- Stated exercise -
Below is some material; set it all down exactly, apart from the pictures.
--- begin ---
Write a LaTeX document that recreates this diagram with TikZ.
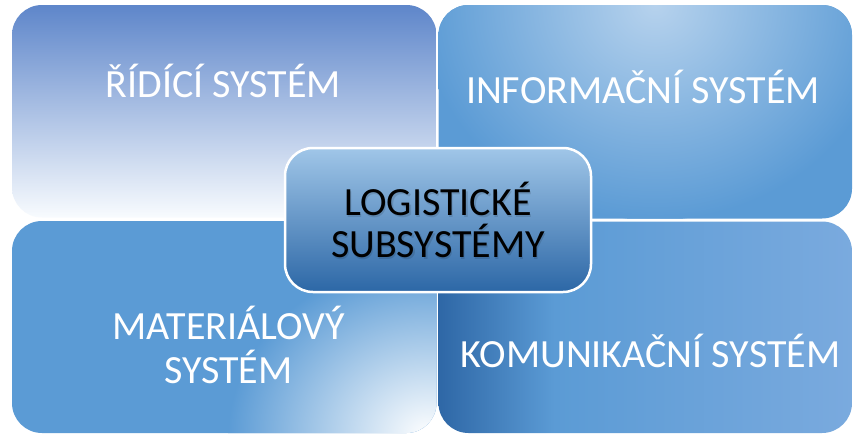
\documentclass[tikz,border=0pt]{standalone}
\usepackage{fontspec}
\setmainfont{Carlito}
\usetikzlibrary{calc}

% palette
\definecolor{accent}{RGB}{91,155,213}
\definecolor{tltop}{RGB}{94,134,202}
\definecolor{tlmid}{RGB}{160,191,228}
\definecolor{tlbot}{RGB}{248,251,254}
\definecolor{trglow}{RGB}{182,210,237}
\definecolor{komA}{RGB}{46,103,166}
\definecolor{komC}{RGB}{122,170,222}
\definecolor{hubtop}{RGB}{160,198,232}
\definecolor{hubbot}{RGB}{44,103,166}

% left-to-right shading of the lower right panel (25bp..75bp spans the path)
\pgfdeclarehorizontalshading{komshade}{100bp}{%
  color(0bp)=(komA); color(25bp)=(komA); color(39bp)=(accent);
  color(75bp)=(komC); color(100bp)=(komC)}

\begin{document}
\begin{tikzpicture}[x=1pt,y=-1pt,
  panel/.style={rounded corners=30pt},
  paneltext/.style={text=white, font=\fontsize{40}{44}\selectfont,
    inner sep=0pt, align=center},
  hubbox/.style={rectangle, rounded corners=28pt, draw=white, line width=2.5pt,
    top color=hubtop, bottom color=hubbot,
    minimum width=306pt, minimum height=144pt, inner sep=0pt},
  hubtext/.style={font=\fontsize{40}{42}\selectfont, inner sep=0pt, align=center}]
\useasboundingbox (0,0) rectangle (853,434);
\fill[white] (0,0) rectangle (853,434);

% upper left panel: vertical fade to white
\shade[panel, top color=tltop, middle color=tlmid, bottom color=tlbot]
  (12,5) rectangle (436.5,217.5);

% upper right panel: flat blue with a soft glow near the top
\fill[panel, accent] (438.5,5) rectangle (852,218.5);
\begin{scope}
  \clip[panel] (438.5,5) rectangle (852,218.5);
  \shade[inner color=trglow, outer color=accent] (655,5) ellipse (235 and 215);
\end{scope}

% lower left panel: flat blue with a white glow in the lower right corner
\fill[panel, accent] (12,221) rectangle (436.5,433);
\begin{scope}
  \clip[panel] (12,221) rectangle (436.5,433);
  \shade[inner color=white, outer color=accent] (428,436) ellipse (200 and 175);
\end{scope}

% lower right panel: dark-to-light from left to right
\shade[panel, shading=komshade] (438.5,221.5) rectangle (852,433);

% panel captions
\node[paneltext, anchor=base] (ridici) at (223.5,97) {ŘÍDÍCÍ SYSTÉM};
\node[paneltext, anchor=base] (informacni) at (643,103) {INFORMAČNÍ SYSTÉM};
\node[paneltext] (materialovy) at (228.5,345) {MATERIÁLOVÝ\\SYSTÉM};
\node[paneltext, anchor=base] (komunikacni) at (650.5,367) {KOMUNIKAČNÍ SYSTÉM};

% central box with softly shadowed caption
\node[hubbox] (hub) at (438,220) {};
\node[hubtext, text=black, opacity=0.12] (hubglow) at ($(hub.center)+(1.2,1.5)$)
  {LOGISTICKÉ\\SUBSYSTÉMY};
\node[hubtext, text=black] (hublabel) at (hub.center) {LOGISTICKÉ\\SUBSYSTÉMY};
\end{tikzpicture}
\end{document}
--- end ---
- Task solution -
Write a LaTeX document that recreates this diagram with TikZ.
\documentclass[tikz,border=0pt]{standalone}
\usepackage{fontspec}
\setmainfont{Carlito}
\usetikzlibrary{calc}

% palette
\definecolor{accent}{RGB}{91,155,213}
\definecolor{tltop}{RGB}{94,134,202}
\definecolor{tlmid}{RGB}{160,191,228}
\definecolor{tlbot}{RGB}{248,251,254}
\definecolor{trglow}{RGB}{182,210,237}
\definecolor{komA}{RGB}{46,103,166}
\definecolor{komC}{RGB}{122,170,222}
\definecolor{hubtop}{RGB}{160,198,232}
\definecolor{hubbot}{RGB}{44,103,166}

% left-to-right shading of the lower right panel (25bp..75bp spans the path)
\pgfdeclarehorizontalshading{komshade}{100bp}{%
  color(0bp)=(komA); color(25bp)=(komA); color(39bp)=(accent);
  color(75bp)=(komC); color(100bp)=(komC)}

\begin{document}
\begin{tikzpicture}[x=1pt,y=-1pt,
  panel/.style={rounded corners=30pt},
  paneltext/.style={text=white, font=\fontsize{40}{44}\selectfont,
    inner sep=0pt, align=center},
  hubbox/.style={rectangle, rounded corners=28pt, draw=white, line width=2.5pt,
    top color=hubtop, bottom color=hubbot,
    minimum width=306pt, minimum height=144pt, inner sep=0pt},
  hubtext/.style={font=\fontsize{40}{42}\selectfont, inner sep=0pt, align=center}]
\useasboundingbox (0,0) rectangle (853,434);
\fill[white] (0,0) rectangle (853,434);

% upper left panel: vertical fade to white
\shade[panel, top color=tltop, middle color=tlmid, bottom color=tlbot]
  (12,5) rectangle (436.5,217.5);

% upper right panel: flat blue with a soft glow near the top
\fill[panel, accent] (438.5,5) rectangle (852,218.5);
\begin{scope}
  \clip[panel] (438.5,5) rectangle (852,218.5);
  \shade[inner color=trglow, outer color=accent] (655,5) ellipse (235 and 215);
\end{scope}

% lower left panel: flat blue with a white glow in the lower right corner
\fill[panel, accent] (12,221) rectangle (436.5,433);
\begin{scope}
  \clip[panel] (12,221) rectangle (436.5,433);
  \shade[inner color=white, outer color=accent] (428,436) ellipse (200 and 175);
\end{scope}

% lower right panel: dark-to-light from left to right
\shade[panel, shading=komshade] (438.5,221.5) rectangle (852,433);

% panel captions
\node[paneltext, anchor=base] (ridici) at (223.5,97) {ŘÍDÍCÍ SYSTÉM};
\node[paneltext, anchor=base] (informacni) at (643,103) {INFORMAČNÍ SYSTÉM};
\node[paneltext] (materialovy) at (228.5,345) {MATERIÁLOVÝ\\SYSTÉM};
\node[paneltext, anchor=base] (komunikacni) at (650.5,367) {KOMUNIKAČNÍ SYSTÉM};

% central box with softly shadowed caption
\node[hubbox] (hub) at (438,220) {};
\node[hubtext, text=black, opacity=0.12] (hubglow) at ($(hub.center)+(1.2,1.5)$)
  {LOGISTICKÉ\\SUBSYSTÉMY};
\node[hubtext, text=black] (hublabel) at (hub.center) {LOGISTICKÉ\\SUBSYSTÉMY};
\end{tikzpicture}
\end{document}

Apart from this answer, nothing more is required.